» **WORK REQUIRED**
List, from the lines below, each one with "this" in it.

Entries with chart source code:
[Start]
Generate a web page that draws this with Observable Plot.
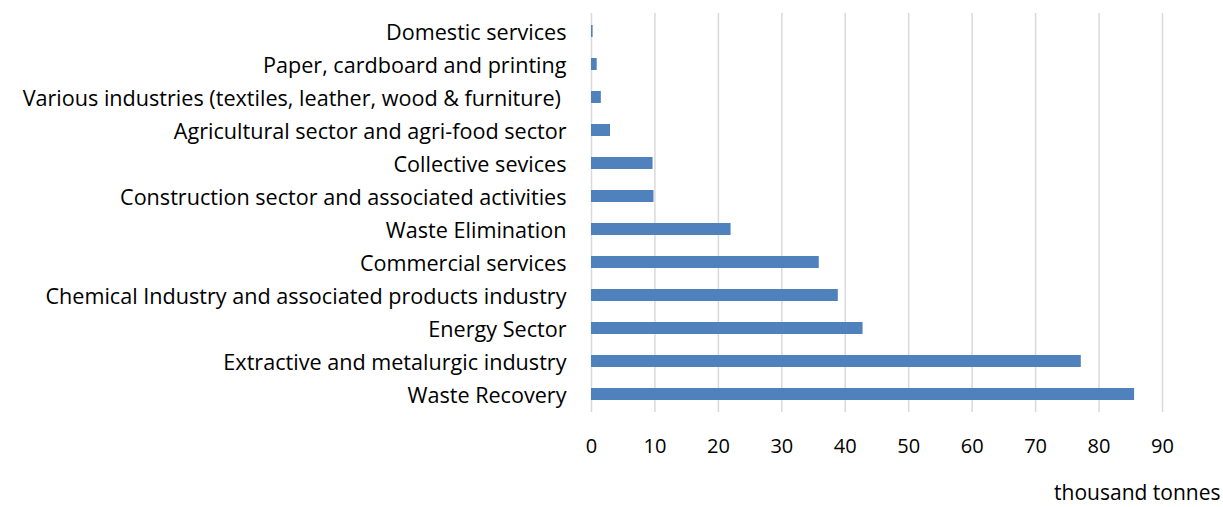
<!DOCTYPE html>
<html>
<head>
<meta charset="utf-8">
<script src="https://cdn.jsdelivr.net/npm/d3@7"></script>
<script src="https://cdn.jsdelivr.net/npm/@observablehq/plot@0.6"></script>
<style>
  html, body { margin: 0; padding: 0; background: #fff; }
  svg { display: block; }
</style>
</head>
<body>
<div id="chart"></div>
<script>
const categories = [
  "Domestic services",
  "Paper, cardboard and printing",
  "Various industries (textiles, leather, wood & furniture)\u00a0",
  "Agricultural sector and agri-food sector",
  "Collective sevices",
  "Construction sector and associated activities",
  "Waste Elimination",
  "Commercial services",
  "Chemical Industry and associated products industry",
  "Energy Sector",
  "Extractive and metalurgic industry",
  "Waste Recovery"
];
const values = [0.25, 0.9, 1.55, 3.0, 9.7, 9.85, 22.0, 35.9, 38.9, 42.8, 77.2, 85.6];
const xTicks = [0, 10, 20, 30, 40, 50, 60, 70, 80, 90];
const xLabel = "thousand tonnes";

const data = categories.map((c, i) => ({category: c, value: values[i]}));

const chart = Plot.plot({
  width: 1223,
  height: 507,
  marginLeft: 591,
  marginRight: 61,
  marginTop: 13,
  marginBottom: 95,
  style: {fontFamily: "'Open Sans', sans-serif", fontSize: "21.6px", color: "#000", background: "#fff"},
  x: {domain: [0, 90], ticks: xTicks, label: null},
  y: {domain: categories, paddingInner: 0.64, paddingOuter: 0.32, label: null},
  marks: [
    Plot.gridX(xTicks, {stroke: "#d9d9d9", strokeOpacity: 1, strokeWidth: 1.5}),
    Plot.barX(data, {x: "value", y: "category", fill: "#4f81bd"}),
    Plot.axisX({ticks: xTicks, tickSize: 0, tickPadding: 26, tickFormat: d3.format("d"), label: null, fill: "#000", fontSize: 20}),
    Plot.axisX({ticks: [], tickSize: 0, label: xLabel, labelAnchor: "right", labelArrow: "none", labelOffset: 87, dx: 57, fill: "#000", fontSize: 21}),
    Plot.axisY({tickSize: 0, tickPadding: 25, dy: 2, label: null, fill: "#000"})
  ]
});
document.getElementById("chart").appendChild(chart);
</script>
</body>
</html>
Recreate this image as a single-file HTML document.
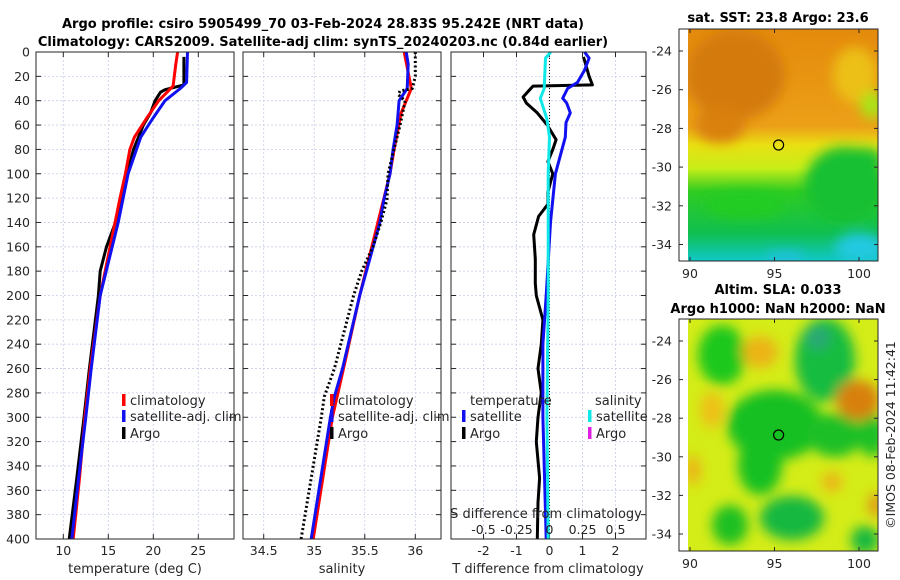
[End]
» **TASK RESULT**
Generate a web page that draws this with Observable Plot.
Recreate this image as a single-file HTML document.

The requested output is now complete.